Daniel Wilkinson (c. 1845 – November 21, 1885) was the last person to be executed by Maine. He was hanged for the murder of a police officer after a burglary in Bath, Maine.

In the early morning hours of September 4, 1883, Wilkinson and his accomplice John Ewitt were caught attempting to break into the D.C. Gould Ship Chandlery and Provision Store in Bath. As Wilkinson and Ewitt were running away from one police officer, they collided with Constable William Lawrence. Wilkinson immediately shot Lawrence in the head with a .32 caliber revolver.

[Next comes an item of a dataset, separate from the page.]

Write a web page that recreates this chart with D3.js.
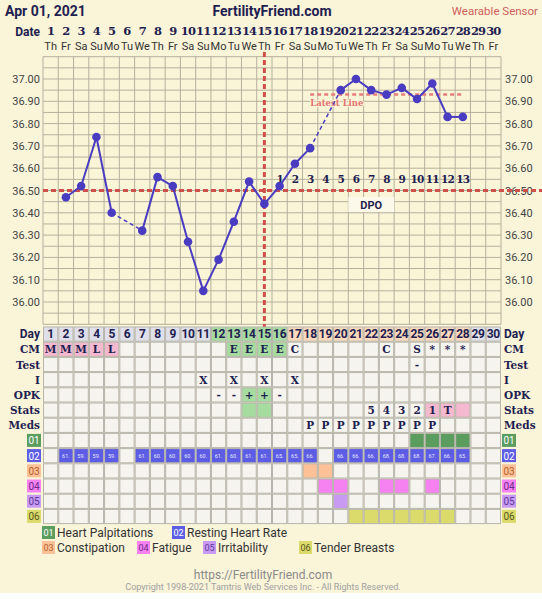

Wilkinson was arrested in Bangor, Maine less than a week after the incident and was charged with murder on September 11, 1883. It was discovered that Wilkinson was an escapee from the Maine State Prison. Ewitt had travelled to England; his extradition was never sought by Maine. Wilkinson's trial began in the Bath Superior Court on January 4, 1884. He was convicted by the jury of first degree murder on January 7, 1884, and was sentenced by the judge to death by hanging.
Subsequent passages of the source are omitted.